In the aftermath of the Enron scandal and the Great Recession, Congress passed broad legislation to purportedly address corporate malfeasance, including the Dodd-Frank Act in 2010.  The Dodd-Frank Act, in conjunction with the Sarbanes-Oxley Act, contains a whistleblower provision designed to protect employees of publicly traded companies from retaliation for reporting an action the employee reasonably believes violates federal law relating to fraud against shareholders.  The Securities and Exchange Commission (“SEC”) is charged with enforcing the Dodd-Frank Act and recently sent a message to employers regarding language in confidentiality agreements that could potentially deter employees from reporting securities law violations.
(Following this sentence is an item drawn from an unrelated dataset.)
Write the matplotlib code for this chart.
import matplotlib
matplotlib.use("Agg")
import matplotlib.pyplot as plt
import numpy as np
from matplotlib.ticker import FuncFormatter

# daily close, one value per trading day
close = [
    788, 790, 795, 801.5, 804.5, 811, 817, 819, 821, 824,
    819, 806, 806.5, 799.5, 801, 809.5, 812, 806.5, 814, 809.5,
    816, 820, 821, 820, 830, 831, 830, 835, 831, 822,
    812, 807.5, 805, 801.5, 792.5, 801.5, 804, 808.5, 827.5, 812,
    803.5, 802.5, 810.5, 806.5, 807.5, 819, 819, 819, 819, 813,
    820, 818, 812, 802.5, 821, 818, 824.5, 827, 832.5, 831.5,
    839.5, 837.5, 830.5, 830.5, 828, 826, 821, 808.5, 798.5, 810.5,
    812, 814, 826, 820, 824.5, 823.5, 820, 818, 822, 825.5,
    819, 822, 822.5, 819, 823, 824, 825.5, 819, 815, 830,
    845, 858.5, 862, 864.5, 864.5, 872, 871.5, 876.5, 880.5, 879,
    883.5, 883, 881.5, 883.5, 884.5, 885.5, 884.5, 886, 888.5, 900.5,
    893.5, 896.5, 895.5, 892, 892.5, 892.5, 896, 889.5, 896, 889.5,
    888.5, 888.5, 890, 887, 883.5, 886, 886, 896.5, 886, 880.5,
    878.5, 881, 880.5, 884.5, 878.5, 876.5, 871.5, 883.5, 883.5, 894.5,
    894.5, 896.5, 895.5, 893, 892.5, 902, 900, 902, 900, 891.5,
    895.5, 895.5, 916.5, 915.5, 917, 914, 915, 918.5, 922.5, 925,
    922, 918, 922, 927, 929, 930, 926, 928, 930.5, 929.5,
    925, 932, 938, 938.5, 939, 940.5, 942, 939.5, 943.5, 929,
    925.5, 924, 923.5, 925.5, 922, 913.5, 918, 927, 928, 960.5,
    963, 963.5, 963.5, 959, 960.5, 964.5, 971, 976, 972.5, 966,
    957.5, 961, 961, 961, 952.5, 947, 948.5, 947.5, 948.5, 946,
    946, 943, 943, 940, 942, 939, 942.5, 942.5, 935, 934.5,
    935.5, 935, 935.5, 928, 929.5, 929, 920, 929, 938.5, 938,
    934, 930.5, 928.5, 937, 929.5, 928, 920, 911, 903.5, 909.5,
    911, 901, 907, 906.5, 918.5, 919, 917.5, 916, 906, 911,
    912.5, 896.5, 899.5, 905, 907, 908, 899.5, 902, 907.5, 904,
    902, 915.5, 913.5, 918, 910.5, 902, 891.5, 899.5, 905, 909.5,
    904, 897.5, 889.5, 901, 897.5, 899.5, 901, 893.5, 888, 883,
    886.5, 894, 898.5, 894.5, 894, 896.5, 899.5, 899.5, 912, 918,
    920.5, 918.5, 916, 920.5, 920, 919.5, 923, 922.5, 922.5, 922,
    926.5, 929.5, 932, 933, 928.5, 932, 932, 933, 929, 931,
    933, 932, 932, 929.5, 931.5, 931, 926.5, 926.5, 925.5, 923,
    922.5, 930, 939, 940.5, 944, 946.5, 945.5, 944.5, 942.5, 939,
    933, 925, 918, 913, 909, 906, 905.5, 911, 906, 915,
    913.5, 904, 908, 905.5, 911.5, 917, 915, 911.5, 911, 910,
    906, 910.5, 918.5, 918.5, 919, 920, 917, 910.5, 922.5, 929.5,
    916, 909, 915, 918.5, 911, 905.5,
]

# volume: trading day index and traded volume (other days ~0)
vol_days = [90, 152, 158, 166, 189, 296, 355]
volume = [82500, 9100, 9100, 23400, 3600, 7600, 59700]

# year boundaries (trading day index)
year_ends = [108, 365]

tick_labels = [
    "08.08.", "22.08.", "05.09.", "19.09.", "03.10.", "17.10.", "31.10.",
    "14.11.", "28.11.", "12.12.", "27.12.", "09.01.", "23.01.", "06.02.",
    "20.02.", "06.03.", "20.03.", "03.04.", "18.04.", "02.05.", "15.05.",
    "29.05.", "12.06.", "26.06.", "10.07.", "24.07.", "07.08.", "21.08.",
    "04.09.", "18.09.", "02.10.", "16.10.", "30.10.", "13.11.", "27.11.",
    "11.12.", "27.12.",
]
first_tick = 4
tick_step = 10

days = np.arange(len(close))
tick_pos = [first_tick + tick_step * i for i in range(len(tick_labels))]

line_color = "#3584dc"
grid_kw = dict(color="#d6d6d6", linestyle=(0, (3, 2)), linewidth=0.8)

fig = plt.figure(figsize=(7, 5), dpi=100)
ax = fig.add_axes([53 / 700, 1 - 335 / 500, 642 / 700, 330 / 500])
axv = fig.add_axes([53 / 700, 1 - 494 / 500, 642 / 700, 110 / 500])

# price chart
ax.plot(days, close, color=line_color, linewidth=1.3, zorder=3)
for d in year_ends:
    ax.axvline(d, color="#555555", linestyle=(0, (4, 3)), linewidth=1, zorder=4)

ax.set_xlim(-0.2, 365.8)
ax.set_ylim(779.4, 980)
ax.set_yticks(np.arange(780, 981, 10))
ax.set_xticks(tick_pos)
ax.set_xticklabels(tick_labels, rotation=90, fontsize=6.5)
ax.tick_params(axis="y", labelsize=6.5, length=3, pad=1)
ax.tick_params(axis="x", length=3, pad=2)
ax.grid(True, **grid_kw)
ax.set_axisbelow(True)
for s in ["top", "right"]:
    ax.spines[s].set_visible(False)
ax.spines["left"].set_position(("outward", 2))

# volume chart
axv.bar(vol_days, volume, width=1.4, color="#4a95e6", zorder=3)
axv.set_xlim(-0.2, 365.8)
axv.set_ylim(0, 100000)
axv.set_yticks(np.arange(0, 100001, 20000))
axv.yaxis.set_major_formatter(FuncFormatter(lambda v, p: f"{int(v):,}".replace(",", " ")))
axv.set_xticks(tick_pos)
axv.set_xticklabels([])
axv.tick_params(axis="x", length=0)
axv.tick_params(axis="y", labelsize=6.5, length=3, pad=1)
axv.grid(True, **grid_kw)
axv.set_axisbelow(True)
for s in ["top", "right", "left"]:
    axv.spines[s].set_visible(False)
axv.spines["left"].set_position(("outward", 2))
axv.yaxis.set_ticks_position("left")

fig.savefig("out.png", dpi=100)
On April 1, 2015, the SEC announced its first enforcement action against KBR, Inc. (“KBR”) related to a company allegedly using improperly restrictive language in a confidentiality agreement with the potential to stifle the whistleblower process.  KBR apparently had a policy to ask employees to sign a confidentiality agreement at the conclusion of an investigation of employee misconduct.  The purpose of this policy was to maintain the attorney/client and investigative privileges, a presumably legitimate business goal.  The confidentiality agreement included language informing employees that they could face discipline or potential termination if they discussed KBR’s internal investigation with any third-parties without first obtaining approval from KBR’s legal department.
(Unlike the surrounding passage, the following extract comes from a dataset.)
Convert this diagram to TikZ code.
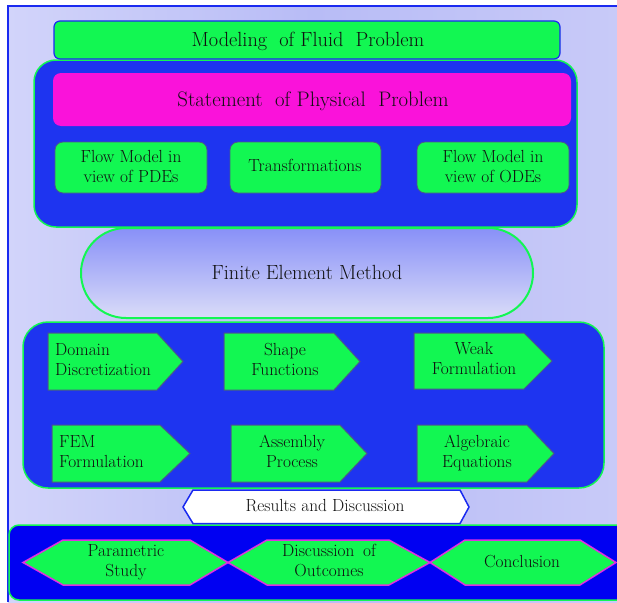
\documentclass[tikz,border=0pt]{standalone}
\definecolor{bgc}{HTML}{C8CAF8}
\definecolor{bgd}{HTML}{B8BCF6}
\definecolor{bgl}{HTML}{D2D4FA}
\definecolor{grc}{HTML}{12F752}
\definecolor{blc}{HTML}{1E34F0}
\definecolor{mgc}{HTML}{FA12DA}
\definecolor{bbc}{HTML}{0000F2}
\definecolor{framec}{HTML}{1A2AF0}
\definecolor{edgec}{HTML}{4A5A88}
\definecolor{hexc}{HTML}{E030E0}
\definecolor{txtc}{HTML}{101010}
\definecolor{fetop}{HTML}{8890F8}
\definecolor{febot}{HTML}{DADCF8}
\newcommand\ctext[2]{\scalebox{0.99}[1]{\begin{tabular}{@{}#1@{}}#2\end{tabular}}}
\begin{document}
\begin{tikzpicture}[x=1pt,y=-1pt,
  txt/.style={text=txtc,inner sep=0pt,font=\fontsize{17.5}{20}\selectfont},
  bigtxt/.style={text=txtc,inner sep=0pt,font=\fontsize{20.5}{24}\selectfont},
  bluebox/.style={fill=blc,draw=grc,line width=1.5pt},
  greenbox/.style={fill=grc,draw=edgec,line width=0.8pt,rounded corners=8pt},
  arrowbox/.style={fill=grc,draw=edgec,line width=1pt},
  hexbox/.style={fill=grc,draw=hexc,line width=1.5pt}]
\clip (0,0) rectangle (617,602);
% background
\fill[white] (0,0) rectangle (617,602);
\shade[left color=bgl,right color=bgc,middle color=bgd] (8,6) rectangle (618,603);
\draw[framec,line width=1.5pt] (8,602) -- (8,6) -- (617,6);
% upper block
\draw[bluebox,rounded corners=22pt] (34,60) rectangle (577,227);
\draw[fill=grc,draw=framec,line width=1.2pt,rounded corners=6pt] (54,21) rectangle (560,59);
\node[bigtxt] (model) at (308,41.5) {\ctext{c}{Modeling\hspace{0.6em}of Fluid\hspace{0.6em}Problem}};
\fill[mgc,rounded corners=8pt] (53,73) rectangle (571,126);
\node[bigtxt,font=\fontsize{21}{24}\selectfont] (stat) at (313,102) {\ctext{c}{Statement\hspace{0.6em}of Physical\hspace{0.6em}Problem}};
\draw[greenbox] (55,142) rectangle (207,193);
\draw[greenbox] (230,142) rectangle (381,193);
\draw[greenbox] (417,142) rectangle (569,193);
\node[txt] (pde) at (131,168.5) {\ctext{c}{Flow Model in\\view of PDEs}};
\node[txt] (trans) at (305,167.5) {\ctext{c}{Transformations}};
\node[txt] (ode) at (493,168.5) {\ctext{c}{Flow Model in\\view of ODEs}};
% FEM stadium
\draw[draw=grc,line width=2pt,top color=fetop,bottom color=febot,rounded corners=45pt] (81,228) rectangle (533,318);
\node[bigtxt] (fem) at (307,275) {\ctext{c}{Finite Element Method}};
% middle block
\draw[bluebox,rounded corners=25pt] (23,322) rectangle (604,488);
\draw[arrowbox] (48,333) -- (157,333) -- (183,361.5) -- (157,390) -- (48,390) -- cycle;
\draw[arrowbox] (224,333) -- (334,333) -- (360,361.5) -- (334,390) -- (224,390) -- cycle;
\draw[arrowbox] (414,333) -- (524,333) -- (552,361) -- (524,389) -- (414,389) -- cycle;
\draw[arrowbox] (52,425) -- (160,425) -- (190,453.5) -- (160,482) -- (52,482) -- cycle;
\draw[arrowbox] (231,425) -- (340,425) -- (367,453.5) -- (340,482) -- (231,482) -- cycle;
\draw[arrowbox] (417,425) -- (527,425) -- (554,453.5) -- (527,482) -- (417,482) -- cycle;
\node[txt,anchor=west] (dom) at (55,361) {\ctext{l}{Domain\\Discretization}};
\node[txt] (shape) at (285,361) {\ctext{c}{Shape\\Functions}};
\node[txt] (weak) at (474,360.5) {\ctext{c}{Weak\\Formulation}};
\node[txt,anchor=west] (femf) at (59,453) {\ctext{l}{FEM\\Formulation}};
\node[txt] (assem) at (292,453) {\ctext{c}{Assembly\\Process}};
\node[txt] (alg) at (477,453) {\ctext{c}{Algebraic\\Equations}};
% bottom block
\draw[fill=bbc,draw=grc,line width=1.5pt,rounded corners=10pt] (9,525) rectangle (640,600);
\draw[fill=white,draw=framec,line width=1.5pt] (183,507) -- (193,490) -- (460,490) -- (469,507) -- (460,523.5) -- (193,523.5) -- cycle;
\node[txt] (res) at (325,507) {\ctext{c}{Results and Discussion}};
\draw[hexbox] (23,562.5) -- (63,540) -- (190,540) -- (228,562.5) -- (190,585) -- (63,585) -- cycle;
\draw[hexbox] (228,562.5) -- (267,540) -- (389,540) -- (430,562.5) -- (389,585) -- (267,585) -- cycle;
\draw[hexbox] (430,562.5) -- (465,540) -- (580,540) -- (616,562.5) -- (580,585) -- (465,585) -- cycle;
\node[txt] (param) at (126,562.5) {\ctext{c}{Parametric\\Study}};
\node[txt] (disc) at (329,562.5) {\ctext{c}{Discussion\hspace{0.5em}of\\Outcomes}};
\node[txt] (concl) at (522,563) {\ctext{c}{Conclusion}};
\end{tikzpicture}
\end{document}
The SEC claimed that this provision violated Rule 21F-17 enacted under the Dodd-Frank Act.  Rule 21F-17 reads in relevant part, “No person may take any action to impede an individual for communicating directly with the [SEC] staff about a possible securities law violation, including enforcing, or threatening to enforce, a confidentiality agreement…with respect to such communications.”  KBR and the SEC recently reached a settlement agreement wherein KBR agreed to pay a $130,000 penalty and voluntarily amend its confidentiality provision in order to resolve the SEC charges.  Importantly, as part of the settlement, KBR did not admit liability or violation of Rule 21F-17 in connection with the SEC’s charges.
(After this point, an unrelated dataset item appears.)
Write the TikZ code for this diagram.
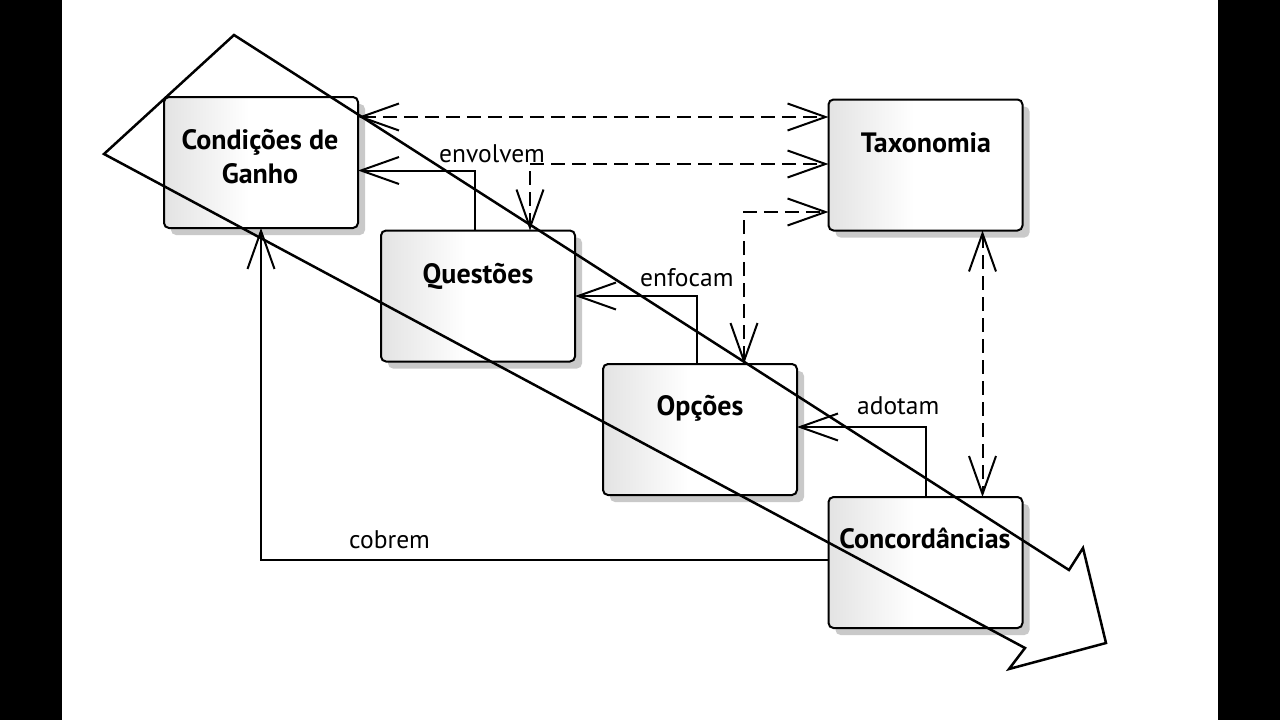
\documentclass[tikz,border=0pt]{standalone}
\usepackage{fontspec}
\setmainfont{PT Sans}
\usetikzlibrary{arrows.meta,shadows,calc}
\pgfdeclarehorizontalshading{boxshade}{100bp}{color(0bp)=(black!11); color(25bp)=(black!11); color(47bp)=(white); color(100bp)=(white)}
\tikzset{
  box/.style={draw, line width=2pt, rounded corners=5pt, minimum width=194pt, minimum height=131pt,
    inner sep=0pt, outer sep=0pt, shading=boxshade, shading angle=0,
    general shadow={fill=black!21, shadow xshift=7pt, shadow yshift=-7pt}},
  title/.style={font=\fontsize{28}{32}\selectfont\bfseries, anchor=base, inner sep=0pt},
  lbl/.style={font=\fontsize{25.5}{30}\selectfont, anchor=base west, inner sep=0pt},
  conn/.style={line width=2pt},
  dsh/.style={line width=2pt, dash pattern=on 14pt off 7pt},
  barb/.tip={Straight Barb[length=38pt, width=27pt, line width=2pt]},
}
\begin{document}
\begin{tikzpicture}[x=1pt,y=-1pt]
\useasboundingbox (0,0) rectangle (1280,720);
\fill[black] (0,0) rectangle (62,720);
\fill[black] (1218,0) rectangle (1280,720);
% boxes
\node[box] (cg) at (261,162.5) {};
\node[box] (tax) at (925.5,165) {};
\node[box] (que) at (478,296) {};
\node[box] (opc) at (700,429.5) {};
\node[box] (con) at (925.5,562.5) {};
% titles
\node[title] (tcg1) at (260,149) {Condições de};
\node[title] (tcg2) at (260,183) {Ganho};
\node[title] (ttax) at (926,152) {Taxonomia};
\node[title] (tque) at (478,283) {Questões};
\node[title] (topc) at (700,415) {Opções};
\node[title] (tcon) at (925,548) {Concordâncias};
% dashed connectors
\coordinate (d1a) at ([yshift=-20pt]cg.north east);
\draw[dsh, barb-barb] (d1a) -- (tax.west |- d1a);
\coordinate (d2a) at ([xshift=52pt]que.north);
\draw[dsh, barb-barb] (d2a) |- ([yshift=1pt]tax.west);
\coordinate (d3a) at ([xshift=44pt]opc.north);
\draw[dsh, barb-barb] (d3a) |- ([yshift=-47pt]tax.west);
\coordinate (d4a) at ([xshift=57pt]tax.south);
\draw[dsh, barb-barb] (d4a) -- (con.north -| d4a);
% solid connectors
\draw[conn, -barb] ([xshift=-3pt]que.north) |- ([yshift=-8pt]cg.east);
\draw[conn, -barb] ([xshift=-3pt]opc.north) |- (que.east);
\draw[conn, -barb] (con.north) |- ([yshift=2.5pt]opc.east);
\draw[conn, -barb] ([yshift=2.5pt]con.west) -| (cg.south);
% labels
\node[lbl] (lenv) at (439,162) {envolvem};
\node[lbl] (lenf) at (640,286) {enfocam};
\node[lbl] (lado) at (857,414) {adotam};
\node[lbl] (lcob) at (349,548) {cobrem};
% big arrow
\draw[line width=2.5pt, line join=miter] (234,35) -- (1069,570) -- (1083,548) -- (1106,643) -- (1009,669) -- (1025,648) -- (104,154) -- cycle;
\end{tikzpicture}
\end{document}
This settlement is important because the SEC made it clear that it was making the protection of whistleblower rights a priority.  Sean McKessy, Chief of the SEC’s Office of the Whistleblower, stated, “Other employers should similarly review and amend existing and historical agreements that in word or effect stop their employees from reporting potential violations of the SEC.”  Furthermore, Andrew J. Ceresney, Director of the SEC’s Division of Enforcement, stated that the SEC intends to “vigorously enforce this provision.”

Publicly traded companies should carefully examine confidentiality agreements and amend relevant provisions to make it clear that nothing in the confidentiality agreements prohibits employees from reporting possible securities violations to the SEC or other federal agencies without approval from their employer or fear of retaliation for reporting such claim violations.